» **Problem statement**: Copy exactly the lines from the one containing "Reproduce this diagram with TikZ." through the one containing "(0,0) rectangle (550,413);", both included, and nothing else.

:: Records

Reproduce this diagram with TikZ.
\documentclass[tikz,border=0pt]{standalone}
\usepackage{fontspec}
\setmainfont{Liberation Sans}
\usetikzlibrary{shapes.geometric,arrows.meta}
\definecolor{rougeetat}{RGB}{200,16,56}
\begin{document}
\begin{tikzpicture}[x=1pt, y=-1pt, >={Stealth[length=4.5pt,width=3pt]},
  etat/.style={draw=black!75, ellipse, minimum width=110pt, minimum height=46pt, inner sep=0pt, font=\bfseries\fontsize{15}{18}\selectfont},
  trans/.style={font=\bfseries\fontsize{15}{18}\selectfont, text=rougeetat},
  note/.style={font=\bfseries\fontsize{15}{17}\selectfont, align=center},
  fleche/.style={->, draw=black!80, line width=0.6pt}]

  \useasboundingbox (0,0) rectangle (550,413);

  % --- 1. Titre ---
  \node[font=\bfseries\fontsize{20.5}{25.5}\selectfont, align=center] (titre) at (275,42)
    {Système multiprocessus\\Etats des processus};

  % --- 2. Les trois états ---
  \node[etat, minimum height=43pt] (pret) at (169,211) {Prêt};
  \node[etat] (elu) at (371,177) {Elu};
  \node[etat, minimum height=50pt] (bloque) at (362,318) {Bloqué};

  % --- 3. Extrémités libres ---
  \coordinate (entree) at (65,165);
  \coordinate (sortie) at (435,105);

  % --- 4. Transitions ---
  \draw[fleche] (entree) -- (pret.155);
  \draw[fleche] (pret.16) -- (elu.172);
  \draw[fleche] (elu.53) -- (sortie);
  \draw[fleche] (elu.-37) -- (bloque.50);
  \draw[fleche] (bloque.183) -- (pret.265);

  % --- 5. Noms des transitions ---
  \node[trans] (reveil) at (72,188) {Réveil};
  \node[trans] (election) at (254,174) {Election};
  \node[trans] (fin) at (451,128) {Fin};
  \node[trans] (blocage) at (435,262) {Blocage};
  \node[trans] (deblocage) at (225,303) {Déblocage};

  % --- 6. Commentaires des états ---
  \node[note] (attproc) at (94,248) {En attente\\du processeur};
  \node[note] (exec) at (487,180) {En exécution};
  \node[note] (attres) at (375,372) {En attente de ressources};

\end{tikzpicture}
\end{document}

::::
:: Records

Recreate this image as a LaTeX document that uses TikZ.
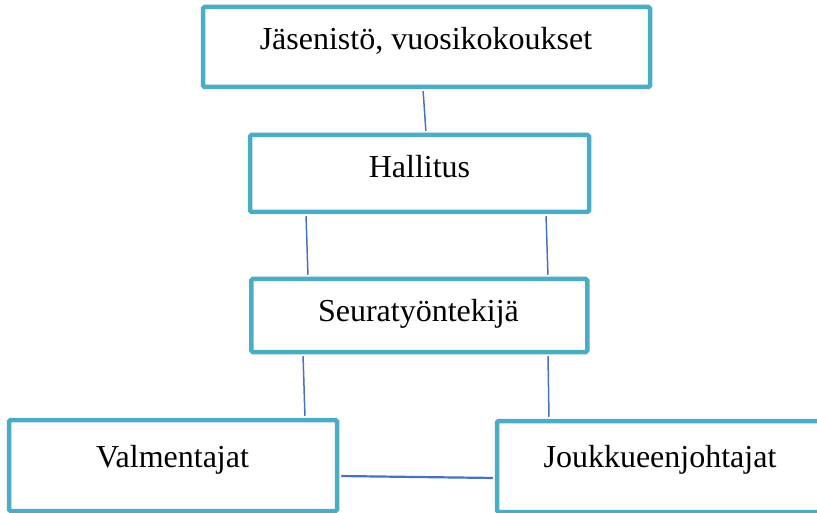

::::

» **Exercise result**:
Reproduce this diagram with TikZ.
\documentclass[tikz,border=0pt]{standalone}
\usepackage{fontspec}
\setmainfont{Liberation Sans}
\usetikzlibrary{shapes.geometric,arrows.meta}
\definecolor{rougeetat}{RGB}{200,16,56}
\begin{document}
\begin{tikzpicture}[x=1pt, y=-1pt, >={Stealth[length=4.5pt,width=3pt]},
  etat/.style={draw=black!75, ellipse, minimum width=110pt, minimum height=46pt, inner sep=0pt, font=\bfseries\fontsize{15}{18}\selectfont},
  trans/.style={font=\bfseries\fontsize{15}{18}\selectfont, text=rougeetat},
  note/.style={font=\bfseries\fontsize{15}{17}\selectfont, align=center},
  fleche/.style={->, draw=black!80, line width=0.6pt}]

  \useasboundingbox (0,0) rectangle (550,413);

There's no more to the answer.